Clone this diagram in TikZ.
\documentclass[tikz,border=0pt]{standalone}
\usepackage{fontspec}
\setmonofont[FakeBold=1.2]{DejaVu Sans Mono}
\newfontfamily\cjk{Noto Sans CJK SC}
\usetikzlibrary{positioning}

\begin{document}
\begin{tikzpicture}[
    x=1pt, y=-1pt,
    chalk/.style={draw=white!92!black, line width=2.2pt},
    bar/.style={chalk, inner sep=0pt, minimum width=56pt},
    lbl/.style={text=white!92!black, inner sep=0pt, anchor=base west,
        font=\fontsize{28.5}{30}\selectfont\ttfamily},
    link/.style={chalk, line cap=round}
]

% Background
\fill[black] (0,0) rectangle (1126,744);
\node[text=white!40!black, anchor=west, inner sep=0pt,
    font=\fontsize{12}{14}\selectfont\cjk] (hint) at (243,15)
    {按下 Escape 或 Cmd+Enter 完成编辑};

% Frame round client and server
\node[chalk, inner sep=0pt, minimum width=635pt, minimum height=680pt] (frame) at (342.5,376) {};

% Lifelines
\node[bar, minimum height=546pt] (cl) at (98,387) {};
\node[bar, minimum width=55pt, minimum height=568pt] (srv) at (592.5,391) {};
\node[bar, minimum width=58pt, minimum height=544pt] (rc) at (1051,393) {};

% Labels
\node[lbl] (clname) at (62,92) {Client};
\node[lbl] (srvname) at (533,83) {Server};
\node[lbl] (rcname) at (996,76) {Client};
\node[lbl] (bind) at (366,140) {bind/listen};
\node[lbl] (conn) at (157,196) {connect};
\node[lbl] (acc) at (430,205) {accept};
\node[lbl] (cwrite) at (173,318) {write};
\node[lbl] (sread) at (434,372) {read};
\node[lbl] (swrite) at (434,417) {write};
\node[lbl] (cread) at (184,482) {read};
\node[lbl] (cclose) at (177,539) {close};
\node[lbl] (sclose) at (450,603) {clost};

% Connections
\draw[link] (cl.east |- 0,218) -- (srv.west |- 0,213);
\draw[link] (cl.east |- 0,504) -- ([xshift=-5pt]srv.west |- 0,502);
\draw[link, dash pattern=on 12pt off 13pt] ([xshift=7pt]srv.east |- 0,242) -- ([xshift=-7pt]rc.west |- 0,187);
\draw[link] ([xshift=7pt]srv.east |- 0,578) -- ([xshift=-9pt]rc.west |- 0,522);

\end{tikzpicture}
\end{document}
=-=-=
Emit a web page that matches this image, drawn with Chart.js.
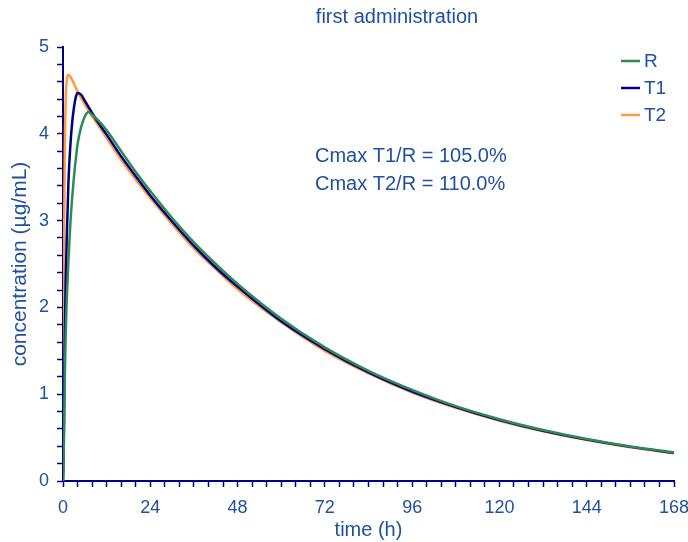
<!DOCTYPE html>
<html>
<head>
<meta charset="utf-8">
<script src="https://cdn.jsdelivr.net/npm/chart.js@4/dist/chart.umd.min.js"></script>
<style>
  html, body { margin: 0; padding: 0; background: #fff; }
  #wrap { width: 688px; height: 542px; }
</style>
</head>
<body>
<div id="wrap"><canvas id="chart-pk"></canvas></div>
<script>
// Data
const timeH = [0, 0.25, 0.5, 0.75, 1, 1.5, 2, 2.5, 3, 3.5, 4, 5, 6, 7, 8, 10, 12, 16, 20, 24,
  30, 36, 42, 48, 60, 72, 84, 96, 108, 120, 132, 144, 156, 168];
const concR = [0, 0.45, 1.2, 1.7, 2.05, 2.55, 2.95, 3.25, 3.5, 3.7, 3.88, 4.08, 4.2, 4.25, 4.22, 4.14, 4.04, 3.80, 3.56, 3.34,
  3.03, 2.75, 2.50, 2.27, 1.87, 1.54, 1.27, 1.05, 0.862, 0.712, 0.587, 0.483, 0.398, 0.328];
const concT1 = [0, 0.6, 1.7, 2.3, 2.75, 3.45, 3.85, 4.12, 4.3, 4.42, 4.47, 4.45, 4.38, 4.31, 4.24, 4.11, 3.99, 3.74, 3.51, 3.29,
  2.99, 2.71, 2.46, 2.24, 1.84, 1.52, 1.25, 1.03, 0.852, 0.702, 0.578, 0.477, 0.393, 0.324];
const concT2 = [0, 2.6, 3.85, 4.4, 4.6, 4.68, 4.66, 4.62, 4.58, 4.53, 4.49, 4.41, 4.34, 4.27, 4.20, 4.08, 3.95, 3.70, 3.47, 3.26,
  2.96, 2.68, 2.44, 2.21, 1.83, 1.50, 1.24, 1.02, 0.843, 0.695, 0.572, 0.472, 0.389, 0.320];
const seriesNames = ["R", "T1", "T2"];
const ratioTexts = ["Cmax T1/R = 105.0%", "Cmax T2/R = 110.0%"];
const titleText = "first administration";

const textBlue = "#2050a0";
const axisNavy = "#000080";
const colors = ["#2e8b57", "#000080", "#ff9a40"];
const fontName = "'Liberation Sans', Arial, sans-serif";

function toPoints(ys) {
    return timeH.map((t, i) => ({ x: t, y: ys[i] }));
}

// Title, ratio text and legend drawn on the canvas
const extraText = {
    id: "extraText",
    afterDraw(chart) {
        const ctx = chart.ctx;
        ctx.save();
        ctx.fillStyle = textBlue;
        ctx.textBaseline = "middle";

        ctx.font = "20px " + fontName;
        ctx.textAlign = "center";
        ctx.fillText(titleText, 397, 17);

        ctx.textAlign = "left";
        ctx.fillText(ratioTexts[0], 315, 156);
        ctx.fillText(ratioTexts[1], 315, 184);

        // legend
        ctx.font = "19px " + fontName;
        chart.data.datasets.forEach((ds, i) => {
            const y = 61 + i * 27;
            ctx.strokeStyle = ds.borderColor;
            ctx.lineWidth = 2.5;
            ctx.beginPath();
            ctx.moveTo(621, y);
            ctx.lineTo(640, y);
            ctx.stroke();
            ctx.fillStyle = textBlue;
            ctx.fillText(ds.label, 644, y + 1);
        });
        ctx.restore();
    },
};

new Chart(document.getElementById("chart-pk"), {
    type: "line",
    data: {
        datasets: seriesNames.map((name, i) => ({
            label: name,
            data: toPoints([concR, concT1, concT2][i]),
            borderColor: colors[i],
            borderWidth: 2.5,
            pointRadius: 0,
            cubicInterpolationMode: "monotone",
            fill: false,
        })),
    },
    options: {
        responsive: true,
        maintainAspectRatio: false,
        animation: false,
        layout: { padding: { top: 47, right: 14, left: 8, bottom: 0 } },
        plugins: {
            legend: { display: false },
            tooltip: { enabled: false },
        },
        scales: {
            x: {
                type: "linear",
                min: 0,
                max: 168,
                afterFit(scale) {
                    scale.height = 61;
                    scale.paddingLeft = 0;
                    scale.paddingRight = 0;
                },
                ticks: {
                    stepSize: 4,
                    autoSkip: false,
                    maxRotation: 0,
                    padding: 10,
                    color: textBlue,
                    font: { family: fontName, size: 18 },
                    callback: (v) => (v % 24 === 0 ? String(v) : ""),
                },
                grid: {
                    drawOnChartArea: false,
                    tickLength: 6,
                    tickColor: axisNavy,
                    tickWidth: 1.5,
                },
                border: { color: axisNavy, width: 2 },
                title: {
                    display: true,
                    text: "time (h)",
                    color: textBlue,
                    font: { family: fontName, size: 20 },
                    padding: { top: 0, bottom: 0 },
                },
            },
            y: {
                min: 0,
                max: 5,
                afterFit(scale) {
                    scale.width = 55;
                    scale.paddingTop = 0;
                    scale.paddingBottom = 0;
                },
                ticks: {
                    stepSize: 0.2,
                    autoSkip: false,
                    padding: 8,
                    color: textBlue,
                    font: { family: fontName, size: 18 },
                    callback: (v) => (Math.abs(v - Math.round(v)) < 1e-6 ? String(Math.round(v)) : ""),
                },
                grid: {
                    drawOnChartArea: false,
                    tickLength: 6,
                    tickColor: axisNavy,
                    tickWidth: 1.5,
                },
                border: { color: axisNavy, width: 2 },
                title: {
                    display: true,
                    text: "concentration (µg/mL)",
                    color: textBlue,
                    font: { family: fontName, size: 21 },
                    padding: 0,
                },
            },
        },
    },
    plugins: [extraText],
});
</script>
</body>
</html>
=-=-=
**Task prompt:** Where a line holds "this", copy that line.

**Problem solution:**
Clone this diagram in TikZ.
Emit a web page that matches this image, drawn with Chart.js.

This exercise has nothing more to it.